By Randall Osborne
Aiming to capitalize on the promise of pharmacogenomics - and fulfill the pledge made during a controversial takeover completed last year - Axys Pharmaceuticals Inc. entered a deal with PPD Inc. to absorb two of PPD's subsidiaries and form PPGx Inc., a company valued at more than $60 million.
"We've implemented the acquisition strategy we had, and we've clearly built tangible, realizable value," said John Walker, chairman and CEO of South San Francisco-based Axys, which has licensed to PPGx its pharmacogenomics intellectual property, bioinformatics software, and Allele Frequency Database of gene polymorphisms.
PPD, a contract research organization (CRO) in Wilmington, N.C., paid $11 million for an 18 percent interest in PPGx, not including the software-licensing fee, Walker said.
Under the terms of the agreement, Axys gets an up-front license fee and majority ownership of the new company. PPD gets worldwide marketing rights to PPGx's pharmacogenomics products and services, plus a minority ownership position.
PPD's two subsidiaries involved in the deal, Intek Labs Inc. and Intek Labs Ltd., specialize in genotyping, phenotyping, and large-scale DNA purification and archiving. The deal calls for PPD to provide staff and bioinformatics services.
PPGx will operate from La Jolla, Calif., with labs in North Carolina and the U.K., providing services to pharmaceutical and biotechnology firms. Jean Warner, vice president of medical affairs for Axys, has been named CEO of PPGx.
In May of last year, Axys formed Xyris Corp., a majority-owned agricultural biotechnology subsidiary. Axys itself is the result of South San Francisco-based Arris Pharmaceutical Corp.'s takeover of La Jolla-based Sequana Therapeutics Inc. (See BioWorld Today, Nov. 4, 1997, p. 1.)
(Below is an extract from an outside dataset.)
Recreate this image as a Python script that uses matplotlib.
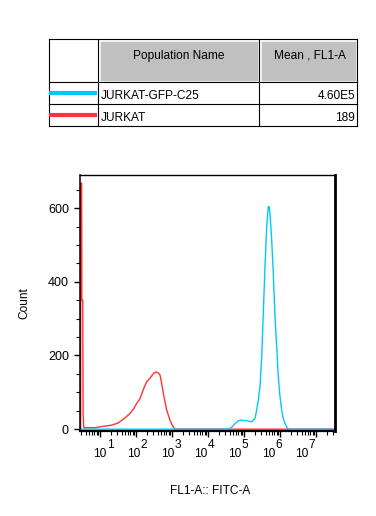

When that $166 million deal was disclosed, a 5 percent Arris shareholder protested the acquisition and asked for restructuring of the agreement, claiming more shareholders also objected. (See BioWorld Today, Dec. 10, 1997, p. 1.)
But with the Sequana takeover came $50 million in cash and $70 million in guaranteed partner funding, Walker said. The Xyris and PPGx spin-outs total another $90 million in value - more than vindicating the plan outlined by Arris when the Sequana deal was taking place, he said.
"We tried to be clear at the time that we were not acquiring Sequana for the deals it had done, but for the deals it had not done," Walker said. "Now, we just want to declare victory and move on."
PPGx Adopts 'Customer's Perspective'
After studying the market and conducting focus groups, he said, Axys is taking a new, less research-oriented approach to pharmacogenomics service through PPGx.
"We have the customer's perspective," Walker said. "How you identify genes is not what the clinical-development guy cares about. He cares about the relationship between that gene and his drug." PPGx's strong bioinformatics capability is important to its effort, he said.
The CRO market is expected to grow 20 percent to 25 percent annually "for the foreseeable future," Walker said, with pharmaceutical companies outsourcing more services. PPD's revenues last year jumped to $285.6 million, an increase of 21 percent over 1997. Diluted earnings per share for last year's fourth quarter jumped 93 percent over the fourth quarter of the previous year, to $0.29.
"[Pharmaceutical companies] don't choose CROs on a 'one-stop-shop' concept," Walker said. "They seek best-in-class capabilities. We want to be 'best-in-class.' PPD had already made a move in this direction by acquiring Intek Labs in 1997."
PPGx, which incorporates Intek, likely will become "a profit contributor [for Axys] in the year 2000 and beyond," he said.
Axys' stock (NASDAQ:AXPH) closed Wednesday at $6.812, up $0.437.